I mentioned Jess Franco earlier, and in terms of the influences of particular films I feel that there are several similarities between Les Sadiques and Eugenie De Sade, right down to some of the visuals (the clothing worn by the two women looks very similar to that worn by Soledad Miranda in some of her scenes – as do some of Nadine Pape’s poses – and who in their right mind could ever have a problem with that?) Of course, Franco took his cues from De Sade himself, although he took the Marquis’s ideas in rather different directions, and aside from the fact that Marie can be seen actually reading de Sade, this film is also about transforming some of de Sade’s ideas and placing them in a contemporary setting. In some respects Sandra’s character is like Madame de Saint-Ange, a homeowner whose erotic pursuits influence the education of a rather naive young girl, for instance.

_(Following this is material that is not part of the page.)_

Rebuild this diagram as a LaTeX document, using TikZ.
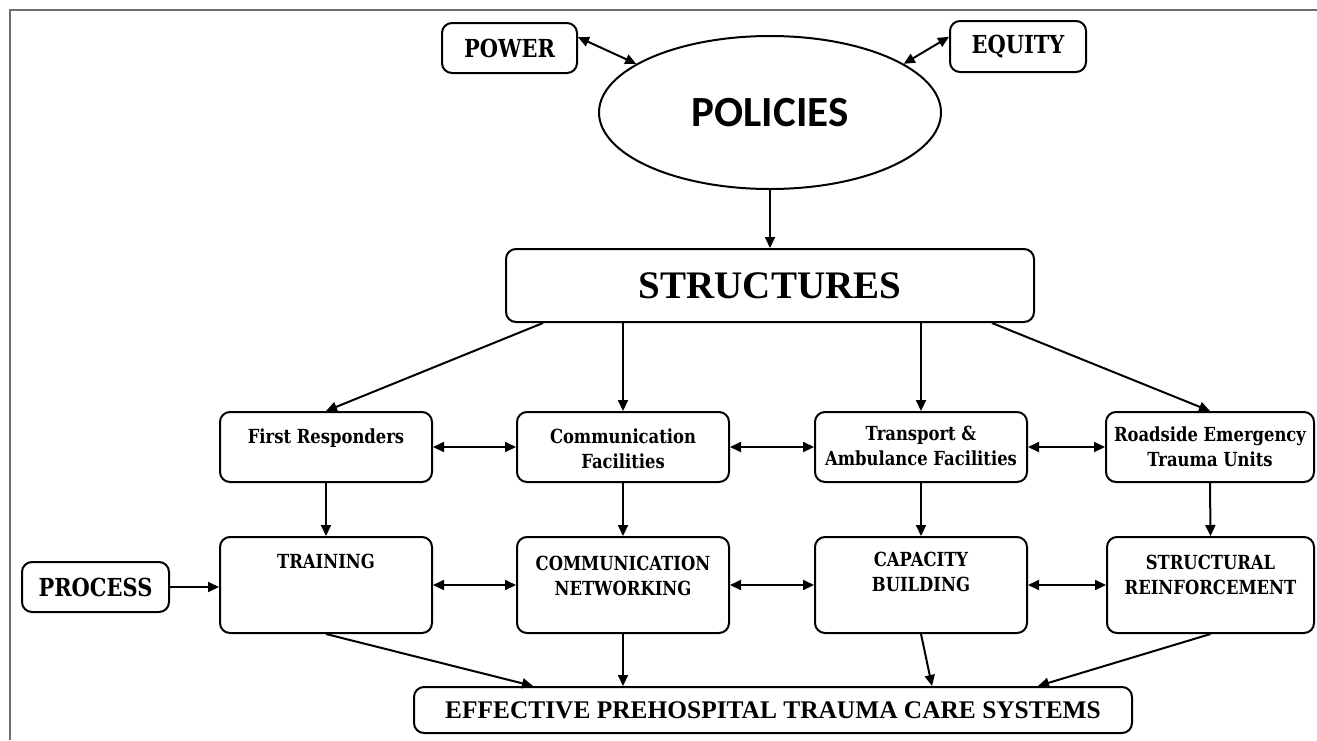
\documentclass[tikz,border=0pt]{standalone}
\usepackage{fontspec}
\setmainfont{Liberation Serif}
\newfontfamily\slab[FakeStretch=0.845]{DejaVu Serif}
\newfontfamily\calib{Carlito}
\usetikzlibrary{arrows.meta,shapes.geometric,calc}
\definecolor{framegray}{HTML}{6E6E6E}
\begin{document}
\begin{tikzpicture}[x=0.5pt,y=-0.5pt,
  box/.style={draw, line width=1pt, rounded corners=5pt, inner sep=0pt},
  arr/.style={line width=1pt,-{Triangle[length=5.5pt,width=5pt]}},
  darr/.style={line width=1pt,{Triangle[length=5.5pt,width=5pt]}-{Triangle[length=5.5pt,width=5pt]}},
  lbl/.style={font=\slab\bfseries\fontsize{9.7}{12.5}\selectfont, align=center, inner sep=0pt, anchor=north},
  big/.style={font=\slab\bfseries\fontsize{12.4}{14}\selectfont},
  rowone/.style={box, minimum width=106pt, minimum height=35pt},
  rowtwo/.style={box, minimum width=106pt, minimum height=48pt},
]
\useasboundingbox (0,0) rectangle (1317,740);
\fill[white] (0,0) rectangle (1317,740);
\draw[framegray, line width=1pt] (9.5,740) -- (9.5,9.5) -- (1317,9.5);

% top
\node[box, minimum width=67.5pt, minimum height=25pt, big] (power) at (509.5,48) {POWER};
\node[box, minimum width=68pt, minimum height=25.5pt, big] (equity) at (1018,46.5) {EQUITY};
\node[draw, ellipse, line width=1pt, minimum width=171pt, minimum height=76.5pt, inner sep=0pt,
      font=\calib\bfseries\fontsize{21.5}{25}\selectfont] (pol) at (770,112.5) {POLICIES};
\node[box, minimum width=264pt, minimum height=36.5pt, font=\bfseries\fontsize{19.5}{22}\selectfont] (str) at (770,285.5) {STRUCTURES};

% row one
\node[rowone] (fr) at (326,447) {};
\node[rowone] (cf) at (623,447) {};
\node[rowone] (taf) at (921,447) {};
\node[rowone, minimum width=104pt] (retu) at (1210,447) {};

% row two
\node[rowtwo] (tr) at (326,585) {};
\node[rowtwo] (cn) at (623,585) {};
\node[rowtwo] (cb) at (921,585) {};
\node[rowtwo, minimum width=103.5pt] (sr) at (1210.5,585) {};

\node[box, minimum width=73.5pt, minimum height=25pt, big] (proc) at (95.5,587) {PROCESS};
\node[box, minimum width=359pt, minimum height=23pt, font=\bfseries\fontsize{12.7}{15}\selectfont] (eff) at (773,710) {EFFECTIVE PREHOSPITAL TRAUMA CARE SYSTEMS};

% labels
\node[lbl] (frt) at ([yshift=-8.5pt]fr.north) {First Responders};
\node[lbl] (cft) at ([yshift=-8.5pt]cf.north) {Communication\\Facilities};
\node[lbl] (taft) at ([yshift=-7.5pt]taf.north) {Transport \&\\Ambulance Facilities};
\node[lbl] (retut) at ([yshift=-7.5pt]retu.north) {Roadside Emergency\\Trauma Units};
\node[lbl] (trt) at ([yshift=-9pt]tr.north) {TRAINING};
\node[lbl] (cnt) at ([yshift=-10pt]cn.north) {COMMUNICATION\\NETWORKING};
\node[lbl] (cbt) at ([yshift=-8pt]cb.north) {CAPACITY\\BUILDING};
\node[lbl] (srt) at ([yshift=-9.5pt]sr.north) {STRUCTURAL\\REINFORCEMENT};

% connectors
\draw[darr] (power.9) -- (pol.160);
\draw[darr] (equity.172) -- (pol.20);
\draw[arr] (pol.south) -- (str.north);
\draw[arr] ([xshift=19pt]str.south west) -- (fr.north);
\draw[arr] (str.south -| cf.north) -- (cf.north);
\draw[arr] (str.south -| taf.north) -- (taf.north);
\draw[arr] ([xshift=-21.5pt]str.south east) -- (retu.north);

\draw[darr] (fr.east) -- (cf.west);
\draw[darr] (cf.east) -- (taf.west);
\draw[darr] (taf.east) -- (retu.west);

\draw[arr] (fr.south) -- (tr.north);
\draw[arr] (cf.south) -- (cn.north);
\draw[arr] (taf.south) -- (cb.north);
\draw[arr] (retu.south) -- (sr.north);

\draw[arr] (proc.east) -- (proc.east -| tr.west);
\draw[darr] (tr.east) -- (cn.west);
\draw[darr] (cn.east) -- (cb.west);
\draw[darr] (cb.east) -- (sr.west);

\draw[arr] (tr.south) -- ([xshift=60pt]eff.north west);
\draw[arr] (cn.south) -- (cn.south |- eff.north);
\draw[arr] (cb.south) -- ([xshift=-100.5pt]eff.north east);
\draw[arr] (sr.south) -- ([xshift=-47.5pt]eff.north east);
\end{tikzpicture}
\end{document}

Whilst S&M: Les Sadiques will have some problems finding its audience, perhaps being too arty for some and too challenging for others, I feel that fans of the kinds of Euro cinema mentioned above will be beguiled by Bakshaev’s zeal for homage and atmospherics, and impressed by his ability to make something which is just so deliberately different. 250 Euros is a ridiculously small budget, but yet he’s managed to do a great deal with it; I can only hope that more funding comes his way, and soon, as I’m genuinely gratified that someone out there is making films like this, so completely unconcerned with the more tedious aspects of the current cinematic zeitgeist.